At the project level, clusters of participating states propose collaborative capability projects, which are formally adopted by Council decision. Each project has a coordinator state (or states) and project members, while other participants may join as observers. Third states—non-EU members—may exceptionally be invited to participate in individual projects under conditions set by Council Decision (CFSP) 2020/1639 of 5 November 2020, which established the general conditions for third-state participation. The United States, Canada, and Norway were admitted to the Military Mobility project in May 2021 under this framework, and the United Kingdom joined the same project in November 2022, marking the first post-Brexit British re-entry into a formal EU defence instrument.
By mid-decade the PESCO portfolio had expanded across successive waves adopted in 2018, 2019, 2021, and 2023, encompassing projects such as the Eurodrone (MALE RPAS), the Combat Helicopter Tiger Mark III, the European Patrol Corvette led by Italy and France, the CROC (Crisis Response Operational Core) command-and-control initiative, cyber rapid response teams coordinated by Lithuania, and the flagship Military Mobility project coordinated by the Netherlands, which seeks to dismantle bureaucratic and infrastructural barriers to cross-border troop movement within the Schengen area. Denmark, which had held a defence opt-out since the 1992 Edinburgh Agreement, joined PESCO on 23 May 2023 after a national referendum on 1 June 2022 ended its opt-out. Malta remains the sole EU member state outside PESCO, citing its constitutional neutrality.
PESCO must be distinguished from adjacent instruments with which it is frequently conflated. The European Defence Fund (EDF), established by Regulation (EU) 2021/697, is a Commission-managed financial instrument funding collaborative defence R&D from the EU budget; PESCO projects may receive a 10 percent co-financing bonus under EDF rules, but the two are legally distinct. The CARD is a monitoring and transparency exercise run by the EDA, not a binding framework. NATO's Framework Nations Concept and the UK-led Joint Expeditionary Force operate outside EU treaty law entirely. Enhanced cooperation under Article 20 TEU is a general legislative mechanism, whereas PESCO is defence-specific and uniquely permits qualified-majority voting on internal governance.

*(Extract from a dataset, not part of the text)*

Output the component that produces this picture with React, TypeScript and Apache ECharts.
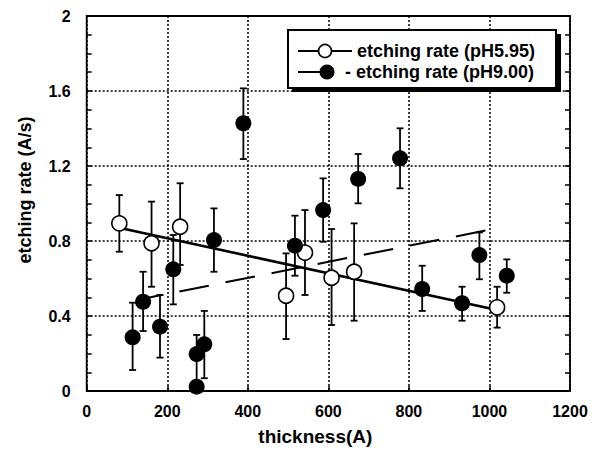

Several controversies attend the framework. Critics—including the European Court of Auditors in its 2023 review—have argued that PESCO commitments lack rigorous enforcement, that NIPs are uneven in ambition, and that the proliferation of projects (over 60 by 2023) risks fragmentation rather than consolidation. The 2020 Strategic Review prompted a recalibration toward fewer, more deliverable projects, reinforced by the 2022 Strategic Compass adopted on 21 March 2022, which set 2025 milestones for PESCO deliverables. Russia's full-scale invasion of Ukraine on 24 February 2022 accelerated political attention to military mobility, ammunition stockpiles, and air defence, exposing both the relevance of PESCO and the limits of its delivery timelines.
For the working practitioner—whether a defence attaché in Brussels, a ministry capability planner in Warsaw, or a think-tank analyst in Berlin—PESCO is the principal venue through which European capability gaps identified in the CDP are translated into multinational procurement and doctrinal alignment. Tracking PESCO project membership reveals coalitions of strategic affinity (the Franco-Italian naval cluster, the Baltic-Nordic cyber cluster), while the binding commitments offer a measurable benchmark against which national defence policies can be assessed. As EU defence ambitions deepen under the European Defence Industrial Strategy unveiled on 5 March 2024, PESCO remains the treaty-anchored backbone connecting national sovereignty over armed forces with the Union's emerging strategic autonomy.
Example
In May 2021, the United States, Canada, and Norway were admitted as third-state participants to the PESCO Military Mobility project coordinated by the Netherlands, marking the first inclusion of non-EU partners under the framework.